The first feature in the set is 1941’s Remorques (Stormy Waters), a genre melodrama begun in 1939 but put on hold at the onset of World War II.  It stars Jean Gabin (Grand Illusion [review]) as André, a happily married tugboat captain who treats his crew like family. In Grémillon’s world, the tugboat life is a rough-and-tumble one, with boats competing for contracts, often negotiated on the fly. Such as it is when we first see them in action. A ship in need of assistance disrupts a reception for one of the crew’s nuptials because a powerful storm has caught them unaware.  André and his men leave the party and their women, including the new bride, to rush through wind and waves to get there and tow the ship in before their rivals do.


Unfortunately for André, the captain of the distressed ship (Jean Marchat, Les dames du Bois des Boulogne) does not share his sense of honor and cheats him out of his fee. Which gives André all the more reason to side with the villain’s wife, Catherine (Michèle Morgan, Port of Shadows), when she attempts to stow away on his ship. While she doesn’t escape that night, a connection is made. Whereas before André was devoted to his loving wife Yvonne (Madeleine Renaud, Le plaisir [review]), now he is tempted to stray.

Remorques takes place over a relatively short amount of time, the compactness of the drama heightening the emotion, making room for extreme changes and swathes of feeling. No sooner has André taken up with Catherine than Yvonne is stricken ill, making him seem like even more of a heel for throwing her over. Even so, Grémillon doesn’t keep the narrative charging full-steam ahead. He is willing to pause and let the first afternoon of romance play out, André and Catherine wooing one another on the beach. There is a strange melancholy to their affection. André mistakes his own white-knight syndrome for empathy, completely missing the irony of his own actions in hurting his wife in favor of comforting another’s abused spouse.


In many ways, Remorques is a manly picture. French Existentialism fraternizes with a Protestant work ethic, allowing Gabin to cut a figure of a man for whom love and duty are intertwined. When he starts cheating on his wife, so too does his work life suffer. He becomes unreliable to his crew. Thus, in the film’s finale, he has to choose to embrace one after the other is lost to him.

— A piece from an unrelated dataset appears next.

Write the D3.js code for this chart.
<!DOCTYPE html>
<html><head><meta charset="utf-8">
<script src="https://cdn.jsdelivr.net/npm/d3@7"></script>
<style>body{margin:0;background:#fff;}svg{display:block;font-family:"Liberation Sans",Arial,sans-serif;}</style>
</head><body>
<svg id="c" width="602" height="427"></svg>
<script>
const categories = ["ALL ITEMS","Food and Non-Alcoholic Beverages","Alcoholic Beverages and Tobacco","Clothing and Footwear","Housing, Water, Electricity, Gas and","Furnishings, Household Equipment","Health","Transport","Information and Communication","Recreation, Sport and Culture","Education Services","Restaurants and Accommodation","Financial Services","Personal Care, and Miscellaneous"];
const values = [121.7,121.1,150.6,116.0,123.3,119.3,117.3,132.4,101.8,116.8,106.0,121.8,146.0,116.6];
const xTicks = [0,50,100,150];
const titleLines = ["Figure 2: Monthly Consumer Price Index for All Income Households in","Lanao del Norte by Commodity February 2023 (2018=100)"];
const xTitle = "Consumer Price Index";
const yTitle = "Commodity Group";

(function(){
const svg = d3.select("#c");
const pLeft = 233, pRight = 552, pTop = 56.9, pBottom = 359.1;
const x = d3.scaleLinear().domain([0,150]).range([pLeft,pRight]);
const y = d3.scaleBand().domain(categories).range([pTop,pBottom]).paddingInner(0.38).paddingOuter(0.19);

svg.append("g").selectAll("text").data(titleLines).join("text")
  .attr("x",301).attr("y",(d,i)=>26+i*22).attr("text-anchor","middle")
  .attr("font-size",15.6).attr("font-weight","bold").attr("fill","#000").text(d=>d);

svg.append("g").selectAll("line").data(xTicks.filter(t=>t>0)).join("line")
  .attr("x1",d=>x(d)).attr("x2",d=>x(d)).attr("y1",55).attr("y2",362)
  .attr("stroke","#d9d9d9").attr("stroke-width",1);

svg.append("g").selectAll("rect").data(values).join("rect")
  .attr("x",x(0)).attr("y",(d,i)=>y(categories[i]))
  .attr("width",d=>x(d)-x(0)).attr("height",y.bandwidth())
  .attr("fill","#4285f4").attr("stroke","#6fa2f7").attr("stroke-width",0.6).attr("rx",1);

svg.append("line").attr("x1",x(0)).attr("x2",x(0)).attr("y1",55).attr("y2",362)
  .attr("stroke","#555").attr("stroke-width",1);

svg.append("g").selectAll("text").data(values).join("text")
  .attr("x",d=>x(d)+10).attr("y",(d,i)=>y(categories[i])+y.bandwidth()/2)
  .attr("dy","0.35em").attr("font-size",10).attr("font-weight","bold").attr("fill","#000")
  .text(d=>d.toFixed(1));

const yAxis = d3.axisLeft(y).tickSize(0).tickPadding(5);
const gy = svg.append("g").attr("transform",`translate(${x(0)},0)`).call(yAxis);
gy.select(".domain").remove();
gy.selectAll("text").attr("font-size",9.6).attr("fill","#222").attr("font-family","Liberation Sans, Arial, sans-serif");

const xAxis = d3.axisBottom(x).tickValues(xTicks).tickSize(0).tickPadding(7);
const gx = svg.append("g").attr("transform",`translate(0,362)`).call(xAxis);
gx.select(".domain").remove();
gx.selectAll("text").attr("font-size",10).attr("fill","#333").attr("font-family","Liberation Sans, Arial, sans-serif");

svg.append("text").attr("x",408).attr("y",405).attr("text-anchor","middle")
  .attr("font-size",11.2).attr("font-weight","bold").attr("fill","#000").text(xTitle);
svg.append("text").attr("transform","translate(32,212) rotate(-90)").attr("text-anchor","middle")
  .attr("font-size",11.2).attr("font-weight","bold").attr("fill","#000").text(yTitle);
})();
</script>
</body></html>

One could assign this a greater meaning, reading Remorques as an allegory for the French struggle under Germany’s thumb, but this is really just a coincidence. Still, for all its escapist charms, audiences at the time must have somewhat seen themselves in the script. If nothing else, they could embrace the naturalist celebration of the working class. Grémillon is intrigued by the work that André and his men do, shooting their labors with a documentarian’s eye. Such attention to detail also shows in the action sequences featuring models of the tugboat and its clients being tossed about in the water. While a modern viewer can spot the cracks showing through if they really want to, it’s still pretty impressive special-effects filmmaking, creating a legitimate aura of danger every time André takes his team out to sea.